- Gurab-e Sofla Location within Iran Gurab-e Sofla Location within Ilam Province
- Coordinates: 33°11′02″N 46°58′01″E﻿ / ﻿33.18389°N 46.96694°E
- Country: Iran
- Province: Ilam
- County: Dehloran
- District: Sarab Meymeh
- Rural District: Gurab

Population (2016)
- • Total: 307
- Time zone: UTC+3:30 (IRST)

= Gurab-e Sofla, Dehloran =

Village in Ilam province, Iran

Gurab-e Sofla (گوراب سفلي) (Note: Also romanized as Gūrāb-e Soflá; also known as Gūrab-e Pā’īn) is a village in Gurab Rural District of Sarab Meymeh District, Dehloran County, Ilam province, Iran.

==Demographics==
===Ethnicity===
The village is populated by Kurds.

===Population===
At the time of the 2006 National Census, the village's population was 332 in 59 households, when it was in Seyd Nasr ol Din Rural District of Zarrinabad District.

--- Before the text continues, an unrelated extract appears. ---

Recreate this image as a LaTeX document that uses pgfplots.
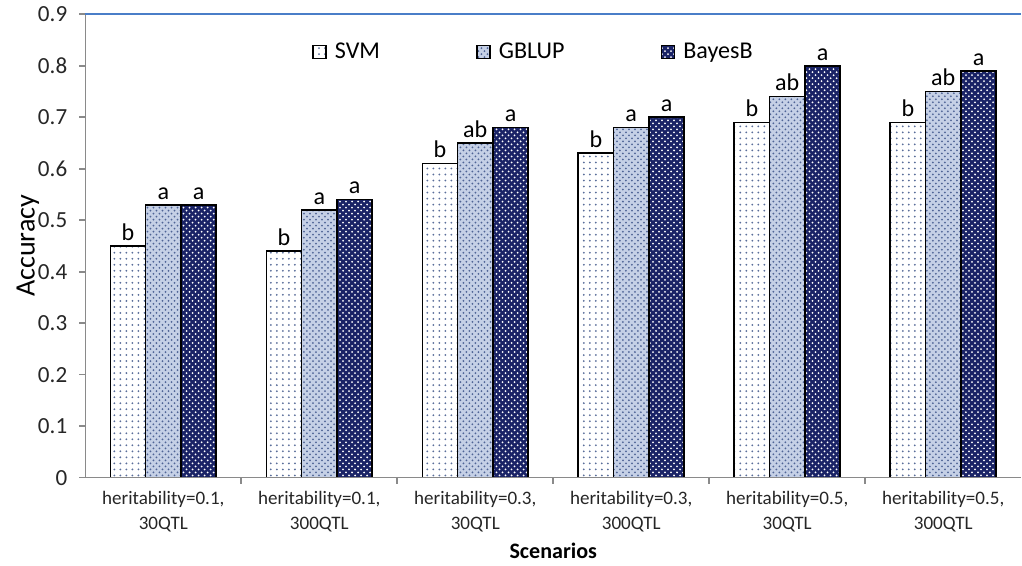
\documentclass[border=0pt]{standalone}
\usepackage{pgfplots}
\pgfplotsset{compat=1.18}
\usetikzlibrary{patterns}
\usepackage{fontspec}
\setmainfont{Carlito}
\definecolor{svmdot}{HTML}{5A6E9A}
\definecolor{gbfill}{HTML}{C5D0E6}
\definecolor{gbdot}{HTML}{4F6496}
\definecolor{bbfill}{HTML}{1A2366}
\definecolor{topblue}{HTML}{4A7EC8}
\definecolor{axgrey}{HTML}{8A8A8A}
\begin{document}
\begin{tikzpicture}
\begin{axis}[
  scale only axis, width=466.5pt, height=231pt,
  ybar=0pt, bar width=17.6pt,
  xmin=-0.5, xmax=5.5, ymin=0, ymax=0.9,
  tick pos=left,
  xtick={0,...,5},
  xticklabels={{heritability=0.1,\\30QTL},{heritability=0.1,\\300QTL},{heritability=0.3,\\30QTL},{heritability=0.3,\\300QTL},{heritability=0.5,\\30QTL},{heritability=0.5,\\300QTL}},
  x tick label style={font=\fontsize{9.5}{12.5}\selectfont, align=center, text=black!85},
  major x tick style={draw=none},
  minor xtick={0.5,1.5,...,4.5},
  minor x tick style={draw=axgrey, line width=0.8pt},
  minor tick length=3pt,
  ytick={0,0.1,...,0.9},
  y tick label style={font=\fontsize{11.5}{13}\selectfont, text=black!85, xshift=-2.5pt},
  /pgf/number format/assume math mode=true,
  yticklabel style={/pgf/number format/fixed, /pgf/number format/precision=1},
  major y tick style={draw=axgrey, line width=0.8pt},
  tick align=outside, major tick length=3pt,
  axis line style={draw=none},
  xlabel={\textbf{Scenarios}}, xlabel style={font=\fontsize{11}{13}\selectfont, yshift=1pt},
  ylabel={Accuracy}, ylabel style={font=\fontsize{14}{16}\selectfont, yshift=-7.5pt},
  nodes near coords, point meta=explicit symbolic,
  every node near coord/.append style={font=\fontsize{12}{14}\selectfont, yshift=-1pt},
  legend style={at={(0.48,1)}, anchor=north, yshift=-10pt, draw=none, fill=none,
    legend columns=3, column sep=2pt, font=\fontsize{12}{14}\selectfont,
    /tikz/every even column/.append style={column sep=46pt}},
  legend image code/.code={\draw[#1] (0pt,-3.2pt) rectangle (6.4pt,3.2pt);},
  clip=false,
]
\addplot[draw=black, thick, fill=white, postaction={pattern=dots, pattern color=svmdot}]
 coordinates {(0,0.45) [b] (1,0.44) [b] (2,0.61) [b] (3,0.63) [b] (4,0.69) [b] (5,0.69) [b]};
\addplot[draw=black, thick, fill=gbfill, postaction={pattern=crosshatch dots, pattern color=gbdot}]
 coordinates {(0,0.53) [a] (1,0.52) [a] (2,0.65) [ab] (3,0.68) [a] (4,0.74) [ab] (5,0.75) [ab]};
\addplot[draw=black, thick, fill=bbfill, postaction={pattern=crosshatch dots, pattern color=white}]
 coordinates {(0,0.53) [a] (1,0.54) [a] (2,0.68) [a] (3,0.70) [a] (4,0.80) [a] (5,0.79) [a]};
\legend{SVM, GBLUP, BayesB}
\draw[axgrey, line width=0.8pt] (rel axis cs:0,0) -- (rel axis cs:1,0);
\draw[axgrey, line width=0.8pt] (rel axis cs:0,0) -- (rel axis cs:0,1);
\draw[topblue, line width=0.8pt] (rel axis cs:0,1) -- (rel axis cs:1,1);
\end{axis}
\path ([xshift=-5pt]current bounding box.west);
\end{tikzpicture}
\end{document}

The following census in 2011 counted 338 people in 75 households. The 2016 census measured the population of the village as 307 people in 82 households, by which time the village had been separated from the district in the formation of Sarab Meymeh District. Gurab-e Sofla was transferred to Gurab Rural District created in the new district. It was the most populous village in its rural district.